Photos: Katrin Schoof

Salomé 7 – a Theatrical Installation

Premier: May 1998, Podewil, Berlin
50 minutes in English

Lindy Annis: Performance
Frieder Butzmann: Sound / Music
Katrin Schoof: Diaprojektion
Rudie Ewals: Video
Oscar Wilde: Text
Oscar Wildes Salome is a quintessential example of the fin de siecle – a symbolic drama of decadent obsessions, obscene hysterics and morbid ecstasy.

Lindy Annis supplants Wildes Salomé into an all-encompassing theatrical installation of text, sound and image.

Slide and Video projections by Katrin Schoof and Rudie Ewals surround the audience in an ever- changing world of light, color and images – an emersion into centuries of the story of seduction and passion.

The composer Frieder Butzmann creates a both empathetic and intelligent sound track – brooding and playful, a collage of electronic and live sounds, unrecognizable noises, simple instruments, children“s toys, hand-made and ready-mades.

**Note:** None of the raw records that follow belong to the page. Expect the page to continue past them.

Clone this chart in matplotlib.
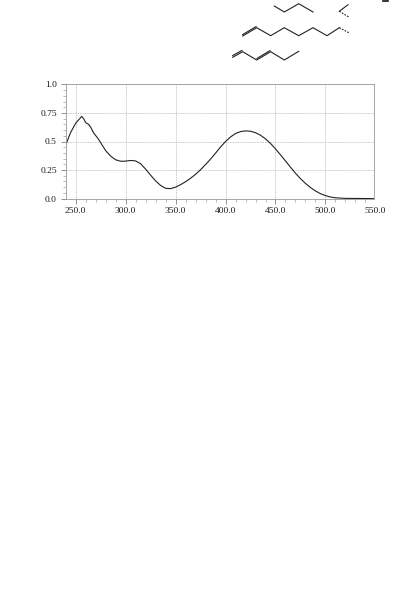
import matplotlib
matplotlib.use("Agg")
import matplotlib.pyplot as plt
from matplotlib.ticker import MultipleLocator

plt.rcParams['font.family'] = ['Liberation Serif', 'DejaVu Serif']

# spectrum
wavelength = [240, 245, 250, 253, 256, 258, 260, 263, 265, 268, 272, 275, 280, 285, 290, 295,
              300, 305, 310, 315, 320, 325, 330, 335, 340, 345, 350, 355, 360, 365, 370, 375,
              380, 385, 390, 395, 400, 405, 410, 415, 420, 425, 430, 435, 440, 445, 450, 455,
              460, 465, 470, 475, 480, 485, 490, 495, 500, 505, 510, 520, 548]
absorbance = [0.47, 0.58, 0.66, 0.69, 0.72, 0.70, 0.665, 0.65, 0.625, 0.575, 0.53, 0.49, 0.42,
              0.372, 0.34, 0.327, 0.328, 0.334, 0.33, 0.305, 0.258, 0.205, 0.155, 0.115, 0.09,
              0.087, 0.10, 0.122, 0.148, 0.178, 0.213, 0.253, 0.298, 0.346, 0.398, 0.452, 0.50,
              0.54, 0.57, 0.587, 0.593, 0.59, 0.577, 0.555, 0.523, 0.483, 0.435, 0.383, 0.33,
              0.275, 0.222, 0.175, 0.133, 0.097, 0.067, 0.043, 0.026, 0.014, 0.007, 0.002, 0.0]

x_ticks = [250, 300, 350, 400, 450, 500]
x_labels = ['250.0', '300.0', '350.0', '400.0', '450.0', '500.0']
last_x_tick = 550
last_x_label = '550.0'
y_ticks = [0, 0.25, 0.5, 0.75, 1.0]
y_labels = ['0.0', '0.25', '0.5', '0.75', '1.0']

# molecule fragments above the plot, in image pixels
chain_top = [(274.3, 6), (284.3, 12), (298.7, 3.7), (313, 12)]
frag_right = [(348, 4.7), (339.3, 11.3)]
frag_right_dash = [(339.3, 11.3), (349.3, 17.3)]
chain_mid = [(242.7, 36), (256.7, 27.7), (270.7, 35.7), (284.3, 27.7), (298.7, 35.7),
             (313, 27.7), (327, 35.7), (339.3, 27.7)]
chain_mid_dash = [(339.3, 27.7), (350, 33.3)]
chain_low = [(232.7, 57.3), (242.7, 51.7), (256.7, 60), (270.7, 51.7), (284.3, 60), (298.7, 51.3)]
double_mid = [(242.7, 34.6), (256, 26.6)]
double_low_a = [(232.7, 55.6), (242, 50.4)]
double_low_b = [(257, 58.4), (270, 50.6)]

W, H = 410, 595
fig = plt.figure(figsize=(W / 100, H / 100), dpi=100)

left, right, top, bottom = 66, 373.7, 84.4, 198.6
ax = fig.add_axes([left / W, 1 - bottom / H, (right - left) / W, (bottom - top) / H])
ax.plot(wavelength, absorbance, color='#222222', lw=0.8)
ax.set_xlim(240.3, 548.3)
ax.set_ylim(0, 1.0)
ax.set_xticks(x_ticks)
ax.set_xticklabels(x_labels)
ax.set_yticks(y_ticks)
ax.set_yticklabels(y_labels)
ax.xaxis.set_minor_locator(MultipleLocator(10))
ax.yaxis.set_minor_locator(MultipleLocator(0.05))
ax.grid(True, which='major', color='#b5b5b5', lw=0.6, ls=(0, (1, 1)))
ax.tick_params(axis='both', which='major', labelsize=6.8, length=3.6, width=0.5, color='#666666',
               labelcolor='#1a1a1a')
ax.tick_params(axis='x', which='major', pad=2.8)
ax.tick_params(axis='y', which='major', pad=3)
ax.tick_params(axis='both', which='minor', length=2, width=0.4, color='#888888')
for s in ax.spines.values():
    s.set_color('#999999')
    s.set_linewidth(0.6)

# the last label sits just past the right edge of the frame
ax.annotate(last_x_label, xy=(last_x_tick, 0), xycoords=('data', 'axes fraction'),
            xytext=(0, -6.4), textcoords='offset points', ha='center', va='top',
            fontsize=6.8, color='#1a1a1a', annotation_clip=False)

# overlay in pixel coordinates for the structures
ov = fig.add_axes([0, 0, 1, 1])
ov.set_xlim(0, W)
ov.set_ylim(H, 0)
ov.axis('off')
for seg in [chain_top, frag_right, chain_mid, chain_low, double_mid, double_low_a, double_low_b]:
    ov.plot([p[0] for p in seg], [p[1] for p in seg], color='#222222', lw=0.8)
for seg in [frag_right_dash, chain_mid_dash]:
    ov.plot([p[0] for p in seg], [p[1] for p in seg], color='#222222', lw=0.8, ls=(0, (1.5, 1.2)))
ov.plot([383.5, 388], [0.5, 0.5], color='#111111', lw=1.2)

fig.savefig('out.png', dpi=100)
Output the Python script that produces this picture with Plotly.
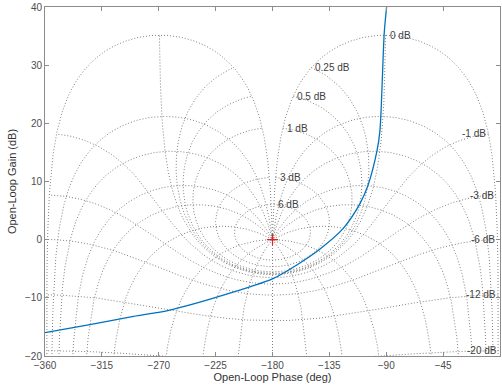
import numpy as np
import plotly.graph_objects as go

# ---- Open-loop response ----
ol_phase = [-360, -324.5, -290, -261.2, -208, -179.6, -158.3, -142.4, -124.2,
            -110.8, -104.5, -97.3, -95.0, -91.6, -89.7]
ol_gain = [-16.0, -14.6, -13.2, -12.1, -8.8, -6.7, -4.0, -1.6, 1.9,
           6.2, 9.3, 15.3, 18.7, 35.5, 40.0]

# ---- Nichols grid definition ----
cl_mag_db = [6, 3, 1, 0.5, 0.25, 0, -1, -3, -6, -12, -20, -40]
cl_phase_deg = [-1, -5, -10, -20, -30, -50, -90, -120, -150, -180,
                -210, -240, -270, -310, -330, -340, -350, -355, -359]

x_ticks = [-360, -315, -270, -225, -180, -135, -90, -45, 0]
y_ticks = [-20, -10, 0, 10, 20, 30, 40]


def ol_from_cl(T):
    G = T / (1 - T)
    ph = np.degrees(np.angle(G))
    ph = np.mod(ph, 360.0) - 360.0
    gain = 20 * np.log10(np.abs(G))
    return ph, gain


gx, gy = [], []
theta = np.radians(np.linspace(-1, -359, 1800))
labels = []
for mdb in cl_mag_db:
    m = 10 ** (mdb / 20.0)
    ph, g = ol_from_cl(m * np.exp(1j * theta))
    gx += list(ph) + [None]
    gy += list(g) + [None]
    lp, lg = ol_from_cl(np.array([m * np.exp(1j * np.radians(-1.0))]))
    labels.append((mdb, lp[0], lg[0]))

r = np.logspace(-4, 4, 5000)
for th in cl_phase_deg:
    ph, g = ol_from_cl(r * np.exp(1j * np.radians(th)))
    gx += list(ph) + [None]
    gy += list(g) + [None]

fig = go.Figure()
fig.add_trace(go.Scatter(x=gx, y=gy, mode="lines", hoverinfo="skip",
                         line=dict(color="#808080", width=1, dash="1px,2px"),
                         showlegend=False))
fig.add_trace(go.Scatter(x=ol_phase, y=ol_gain, mode="lines",
                         line=dict(color="#0072BD", width=1.3, shape="spline", smoothing=0.8),
                         showlegend=False))
fig.add_trace(go.Scatter(x=[-180], y=[0], mode="markers",
                         marker=dict(symbol="cross-thin", size=8,
                                     line=dict(color="rgb(230,30,30)", width=1.2)),
                         showlegend=False))

font_family = "Liberation Sans, Arial, Helvetica, sans-serif"
for mdb, lp, lg in labels:
    if lg < -20 or lg > 40:
        continue
    txt = ("%g dB" % mdb)
    if mdb >= 0:
        fig.add_annotation(x=lp, y=lg, text=txt, showarrow=False, xanchor="left",
                           xshift=2, yanchor="middle",
                           font=dict(size=10, color="#404040", family=font_family))
    else:
        fig.add_annotation(x=lp, y=lg, text=txt, showarrow=False, xanchor="right",
                           xshift=0, yanchor="middle",
                           font=dict(size=10, color="#404040", family=font_family))

axis_common = dict(showline=True, linecolor="#8c8c8c", linewidth=1, mirror="ticks",
                   ticks="inside", ticklen=4, tickcolor="#8c8c8c", showgrid=False,
                   zeroline=False, tickfont=dict(size=10, color="#4d4d4d", family=font_family))
fig.update_xaxes(range=[-360, 0], tickvals=x_ticks, **axis_common,
                 title=dict(text="Open-Loop Phase (deg)", standoff=2,
                            font=dict(size=11, color="#333333", family=font_family)))
fig.update_yaxes(range=[-20, 40], tickvals=y_ticks, **axis_common,
                 title=dict(text="Open-Loop Gain (dB)", standoff=6,
                            font=dict(size=11, color="#333333", family=font_family)))
fig.update_layout(width=502, height=389, margin=dict(l=45, r=2, t=7, b=33),
                  plot_bgcolor="white", paper_bgcolor="white")
fig.write_html("out.html")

Lindy Annis speaks Wildes text in this multi-medial performance as if uninvolved. Salome sounds as if not Oscar Wilde, but Gertrude Stein had written the text, which has been distilled down to a repeating round of a handful of sentences.
„Certainly the most opulent of Lindy Annis’ works was her „Salomé“. This Production offered a wondrous immersion into a sultry world of images of slide and video projections, accompanied by the minimalist sounds by Frieder Butzmann. But even here, the theatricalised space was powerless against the performative presence of Lindy Annis, who placed Wilde’s text as a cool contrast.“

– Carena Schlewitt, Hebbel-am Ufer, Berlin

Press about Salomé 7

Lindy Annis deserves high praise for dusting off this play in a dense performance in Podewil. Slide and video projections immerse the audience in a space of hybrid beauty. It is as if one were placed directly within Wildes iridescent language, considering many of the projections consist of the play“s key phrases. In the middle of this luxurious loop, Annis speaks Wildes Text, as if she were unattched to the scene. The steamily intoxicating seduction of the images project themselves upon her exquisite beauty as on the window panes which are symbolically thrown opened, letting in the fresh winter air.

– Henrike Thomsen: Berliner Zeitung 07.12.99

A long banquet table serves Lindy Annis as stage; between four monitors she stands there calmly at a microphone and cojures diverse and always penetrating levels of speech.

Rudie Ewals and Katrin Schoof have made penetrating images from the Salome iconography through the centuries, seduction scenes from films, pictograms and texts.

The Berlin composer Frieder Butzmann wrote a reserved sound track which playfully praises Salome’s beauty with children’s whistles, accompanies the dance of the seven veils with a drumming toy moor and collages sleezy bar music just as skilfully as nocturnal nature sounds, with which the piece fades away after three quarters of an hour… and thus succeeds, despite the diverse medias, a coherent and contemporary look at the legend.